Thales and Rheinmetall have successfully finished the modernisation of the flight simulators for the Tiger combat helicopters, shedding light on the potential evolution of Australia’s own fleet of ARH Tiger helicopters.
The contract was awarded to ARGE TATM (consisting of Rheinmetall Electronics GmbH and Thales AVS France SAS) in December 2014 through the Organisation Conjointe de Coopération en Matière d'Armement (OCCAR), an organisation that fosters cross-border defence procurement co-operation in Europe.
With the completion of this program, French and German armed forces are now able to train their crews in a state-of-the-art virtual environment that ensures full-mission readiness and strengthens flight safety.
For Rheinmetall Electronics and its partners, the contract to modernise the simulators in Le Luc, Fritzlar and Pau meant modifying them to match current configurations of the original aircraft: the Tiger Hélicoptère d’Appui et Destruction (HAD) Block 2 (France) and Kampfhubschrauber Tiger UHT Step 2 Krypto (Germany).
In addition, two new simulators were installed in Phalsbourg, France, in a record 10-month time frame, bridging a training capability gap for the French 1st Helicopter Regiment. Now that the modernisation program is complete, a total of 20 flight simulators are in operation at various locations: eight full-mission simulators (FMS) and 12 cockpit procedure simulators (CPT).
Bertrand Cornet, project manager for Germany and France at OCCAR, explained, "The updated system supplied by Thales and Rheinmetall offers full immersive conditions. It combines a genuine Tiger cockpit, accurate aircraft behaviour and a tactical environment reflecting current operational missions."
The contract encompassed modernisation of the software for the basic management system, the updated ETCM navigation system and the mission equipment systems, together with new cockpit hardware.
Other measures included integration of the German Operational Support System (OSS), into the simulator for mission preparation and tactical training, coupled with modernisation of the existing simulator technology by means of a new visual system, new visual data bases, new projectors for the display systems, and the replacement of obsolete computer technology.
"The completely transformed system architecture points the way to future trends in aircraft development," Cornet added.

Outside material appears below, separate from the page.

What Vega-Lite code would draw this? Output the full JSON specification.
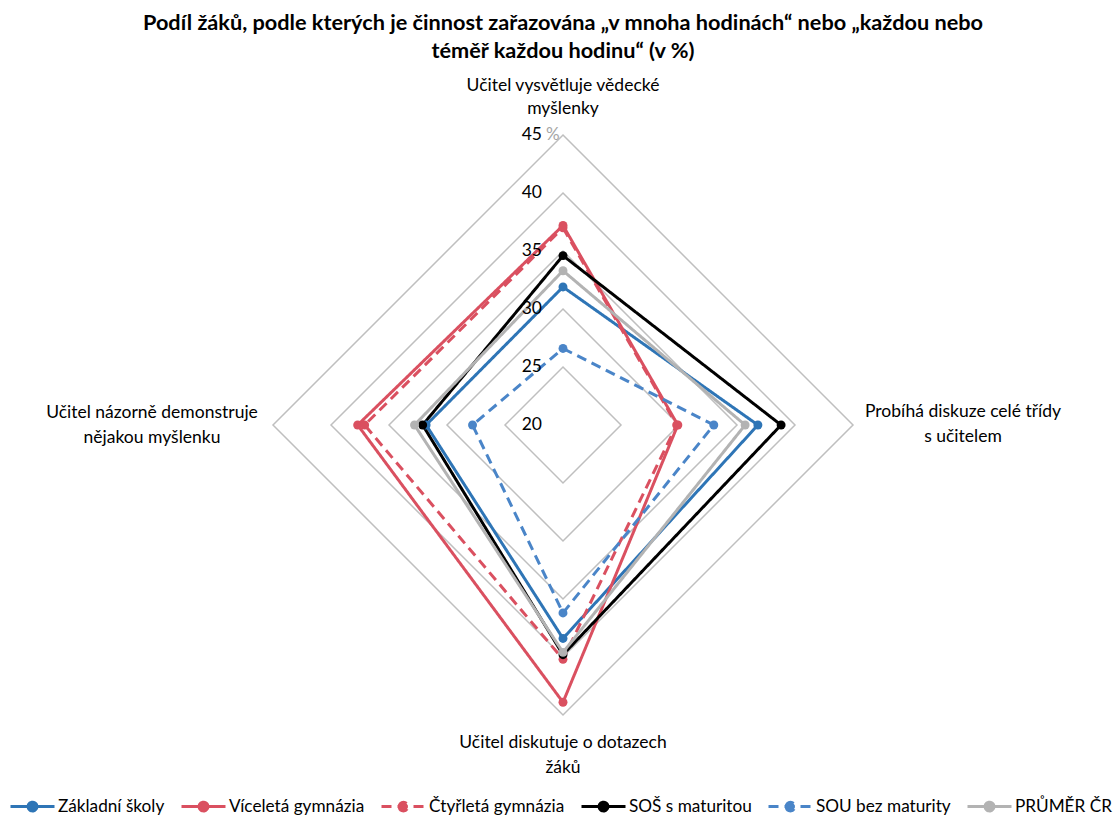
{
  "$schema": "https://vega.github.io/schema/vega-lite/v6.json",
  "width": 580,
  "height": 580,
  "autosize": "none",
  "padding": {"left": 273, "top": 135, "right": 266, "bottom": 102},
  "background": "white",
  "config": {"view": {"stroke": null}, "font": "Lato", "text": {"font": "Lato"}},
  "title": {
    "text": ["Podíl žáků, podle kterých je činnost zařazována „v mnoha hodinách“ nebo „každou nebo", "téměř každou hodinu“ (v %)"],
    "font": "Lato", "fontSize": 21.7, "fontWeight": "bold", "color": "#000000",
    "anchor": "middle", "frame": "group", "lineHeight": 28, "offset": 14
  },
  "datasets": {
    "scores": [
      {"series": "Základní školy", "cat": "top", "value": 31.9},
      {"series": "Základní školy", "cat": "right", "value": 36.8},
      {"series": "Základní školy", "cat": "bottom", "value": 38.4},
      {"series": "Základní školy", "cat": "left", "value": 31.8},
      {"series": "Víceletá gymnázia", "cat": "top", "value": 37.2},
      {"series": "Víceletá gymnázia", "cat": "right", "value": 29.9},
      {"series": "Víceletá gymnázia", "cat": "bottom", "value": 43.9},
      {"series": "Víceletá gymnázia", "cat": "left", "value": 37.7},
      {"series": "Čtyřletá gymnázia", "cat": "top", "value": 37.0},
      {"series": "Čtyřletá gymnázia", "cat": "right", "value": 29.8},
      {"series": "Čtyřletá gymnázia", "cat": "bottom", "value": 40.2},
      {"series": "Čtyřletá gymnázia", "cat": "left", "value": 37.1},
      {"series": "SOŠ s maturitou", "cat": "top", "value": 34.6},
      {"series": "SOŠ s maturitou", "cat": "right", "value": 38.8},
      {"series": "SOŠ s maturitou", "cat": "bottom", "value": 39.8},
      {"series": "SOŠ s maturitou", "cat": "left", "value": 32.1},
      {"series": "SOU bez maturity", "cat": "top", "value": 26.6},
      {"series": "SOU bez maturity", "cat": "right", "value": 33.0},
      {"series": "SOU bez maturity", "cat": "bottom", "value": 36.2},
      {"series": "SOU bez maturity", "cat": "left", "value": 27.8},
      {"series": "PRŮMĚR ČR", "cat": "top", "value": 33.3},
      {"series": "PRŮMĚR ČR", "cat": "right", "value": 35.7},
      {"series": "PRŮMĚR ČR", "cat": "bottom", "value": 39.6},
      {"series": "PRŮMĚR ČR", "cat": "left", "value": 32.8}
    ],
    "grid": [
      {"level": 25, "cat": "top"}, {"level": 25, "cat": "right"}, {"level": 25, "cat": "bottom"}, {"level": 25, "cat": "left"},
      {"level": 30, "cat": "top"}, {"level": 30, "cat": "right"}, {"level": 30, "cat": "bottom"}, {"level": 30, "cat": "left"},
      {"level": 35, "cat": "top"}, {"level": 35, "cat": "right"}, {"level": 35, "cat": "bottom"}, {"level": 35, "cat": "left"},
      {"level": 40, "cat": "top"}, {"level": 40, "cat": "right"}, {"level": 40, "cat": "bottom"}, {"level": 40, "cat": "left"},
      {"level": 45, "cat": "top"}, {"level": 45, "cat": "right"}, {"level": 45, "cat": "bottom"}, {"level": 45, "cat": "left"}
    ],
    "ticks": [
      {"level": 20, "label": "20"}, {"level": 25, "label": "25"}, {"level": 30, "label": "30"},
      {"level": 35, "label": "35"}, {"level": 40, "label": "40"}, {"level": 45, "label": "45"}
    ],
    "cats": [
      {"cat": "top", "label": "Učitel vysvětluje vědecké\nmyšlenky"},
      {"cat": "right", "label": "Probíhá diskuze celé třídy\ns učitelem"},
      {"cat": "bottom", "label": "Učitel diskutuje o dotazech\nžáků"},
      {"cat": "left", "label": "Učitel názorně demonstruje\nnějakou myšlenku"}
    ]
  },
  "layer": [
    {
      "data": {"name": "grid"},
      "transform": [
        {"calculate": "indexof(['top','right','bottom','left'], datum.cat)", "as": "k"},
        {"calculate": "datum.cat == 'right' ? datum.level - 20 : datum.cat == 'left' ? 20 - datum.level : 0", "as": "x"},
        {"calculate": "datum.cat == 'top' ? datum.level - 20 : datum.cat == 'bottom' ? 20 - datum.level : 0", "as": "y"}
      ],
      "mark": {"type": "line", "interpolate": "linear-closed", "stroke": "#bfbfbf", "strokeWidth": 1.5},
      "encoding": {
        "x": {"field": "x", "type": "quantitative", "scale": {"domain": [-25, 25], "nice": false, "zero": false}, "axis": null},
        "y": {"field": "y", "type": "quantitative", "scale": {"domain": [-25, 25], "nice": false, "zero": false}, "axis": null},
        "detail": {"field": "level"},
        "order": {"field": "k"}
      }
    },
    {
      "data": {"name": "scores"},
      "transform": [
        {"calculate": "indexof(['top','right','bottom','left'], datum.cat)", "as": "k"},
        {"calculate": "datum.cat == 'right' ? datum.value - 20 : datum.cat == 'left' ? 20 - datum.value : 0", "as": "x"},
        {"calculate": "datum.cat == 'top' ? datum.value - 20 : datum.cat == 'bottom' ? 20 - datum.value : 0", "as": "y"}
      ],
      "mark": {"type": "line", "interpolate": "linear-closed", "strokeWidth": 3},
      "encoding": {
        "x": {"field": "x", "type": "quantitative"},
        "y": {"field": "y", "type": "quantitative"},
        "color": {
          "field": "series", "type": "nominal",
          "scale": {
            "domain": ["Základní školy", "Víceletá gymnázia", "Čtyřletá gymnázia", "SOŠ s maturitou", "SOU bez maturity", "PRŮMĚR ČR"],
            "range": ["#2e75b6", "#da5060", "#da5060", "#000000", "#4a85c8", "#b3b3b3"]
          },
          "legend": {
            "orient": "none", "legendX": -264, "legendY": 648, "direction": "horizontal", "columns": 6,
            "title": null,
            "symbolType": "M-1,0L1,0M-0.2,0A0.2,0.2,0,1,1,0.2,0A0.2,0.2,0,1,1,-0.2,0Z",
            "symbolSize": 1936, "symbolStrokeWidth": 3,
            "labelFont": "Lato", "labelFontSize": 17.2, "labelColor": "#000000",
            "labelOffset": 2, "columnPadding": 10,
            "encode": {"symbols": {"update": {
              "fill": {"scale": "color", "field": "value"},
              "stroke": {"scale": "color", "field": "value"},
              "strokeDash": {"signal": "datum.value == 'Čtyřletá gymnázia' || datum.value == 'SOU bez maturity' ? [8, 10] : [1, 0]"},
              "opacity": {"value": 1}
            }}}
          }
        },
        "strokeDash": {
          "field": "series", "type": "nominal",
          "scale": {
            "domain": ["Základní školy", "Víceletá gymnázia", "Čtyřletá gymnázia", "SOŠ s maturitou", "SOU bez maturity", "PRŮMĚR ČR"],
            "range": [[1, 0], [1, 0], [10, 6], [1, 0], [10, 6], [1, 0]]
          }
        },
        "order": {"field": "k"}
      }
    },
    {
      "data": {"name": "scores"},
      "transform": [
        {"calculate": "datum.cat == 'right' ? datum.value - 20 : datum.cat == 'left' ? 20 - datum.value : 0", "as": "x"},
        {"calculate": "datum.cat == 'top' ? datum.value - 20 : datum.cat == 'bottom' ? 20 - datum.value : 0", "as": "y"}
      ],
      "mark": {"type": "circle", "size": 80, "opacity": 1},
      "encoding": {
        "x": {"field": "x", "type": "quantitative"},
        "y": {"field": "y", "type": "quantitative"},
        "color": {"field": "series", "type": "nominal"}
      }
    },
    {
      "data": {"name": "ticks"},
      "transform": [{"calculate": "datum.level - 20", "as": "y"}, {"calculate": "0", "as": "x"}],
      "mark": {"type": "text", "align": "right", "baseline": "middle", "dx": -21, "fontSize": 17.5, "font": "Lato", "color": "#000000"},
      "encoding": {
        "x": {"field": "x", "type": "quantitative"},
        "y": {"field": "y", "type": "quantitative"},
        "text": {"field": "label"}
      }
    },
    {
      "data": {"name": "ticks"},
      "transform": [{"filter": "datum.level == 45"}, {"calculate": "datum.level - 20", "as": "y"}, {"calculate": "0", "as": "x"}],
      "mark": {"type": "text", "align": "left", "baseline": "middle", "dx": -17, "fontSize": 17, "font": "Lato", "color": "#a6a6a6", "text": "%"},
      "encoding": {
        "x": {"field": "x", "type": "quantitative"},
        "y": {"field": "y", "type": "quantitative"}
      }
    },
    {
      "data": {"name": "cats"},
      "transform": [{"filter": "datum.cat == 'top'"}, {"calculate": "0", "as": "x"}, {"calculate": "25", "as": "y"}],
      "mark": {"type": "text", "align": "center", "baseline": "middle", "dy": -49, "fontSize": 17.5, "font": "Lato", "lineBreak": "\n", "lineHeight": 23, "color": "#000000"},
      "encoding": {"x": {"field": "x", "type": "quantitative"}, "y": {"field": "y", "type": "quantitative"}, "text": {"field": "label"}}
    },
    {
      "data": {"name": "cats"},
      "transform": [{"filter": "datum.cat == 'right'"}, {"calculate": "25", "as": "x"}, {"calculate": "0", "as": "y"}],
      "mark": {"type": "text", "align": "center", "baseline": "middle", "dx": 110, "dy": -13, "fontSize": 17.5, "font": "Lato", "lineBreak": "\n", "lineHeight": 25, "color": "#000000"},
      "encoding": {"x": {"field": "x", "type": "quantitative"}, "y": {"field": "y", "type": "quantitative"}, "text": {"field": "label"}}
    },
    {
      "data": {"name": "cats"},
      "transform": [{"filter": "datum.cat == 'bottom'"}, {"calculate": "0", "as": "x"}, {"calculate": "-25", "as": "y"}],
      "mark": {"type": "text", "align": "center", "baseline": "middle", "dy": 28, "fontSize": 17.5, "font": "Lato", "lineBreak": "\n", "lineHeight": 25, "color": "#000000"},
      "encoding": {"x": {"field": "x", "type": "quantitative"}, "y": {"field": "y", "type": "quantitative"}, "text": {"field": "label"}}
    },
    {
      "data": {"name": "cats"},
      "transform": [{"filter": "datum.cat == 'left'"}, {"calculate": "-25", "as": "x"}, {"calculate": "0", "as": "y"}],
      "mark": {"type": "text", "align": "center", "baseline": "middle", "dx": -121, "dy": -12, "fontSize": 17.5, "font": "Lato", "lineBreak": "\n", "lineHeight": 25, "color": "#000000"},
      "encoding": {"x": {"field": "x", "type": "quantitative"}, "y": {"field": "y", "type": "quantitative"}, "text": {"field": "label"}}
    }
  ]
}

The upgrade process culminated in a binational joint exercise at the École Franco-Allemande (EFA, binational school for aircrew training) in Le Luc, involving six simulated helicopters in 12 networked simulators.
Tiger simulators number among the world’s top-performing full-mission simulators for attack helicopters.
The multipurpose Tiger combat helicopter is a highly sophisticated weapon system whose replication in a simulator makes immense demands on both hardware and software. At the school in Le Luc, the focus is on flight and weapons training, while in Fritzlar, Pau and Phalsbourg, the primary emphasis is on tactics.
Co-operation between Rheinmetall Electronics and Thales AVS France SAS continues, with ongoing support of the 20 upgraded Tiger simulators.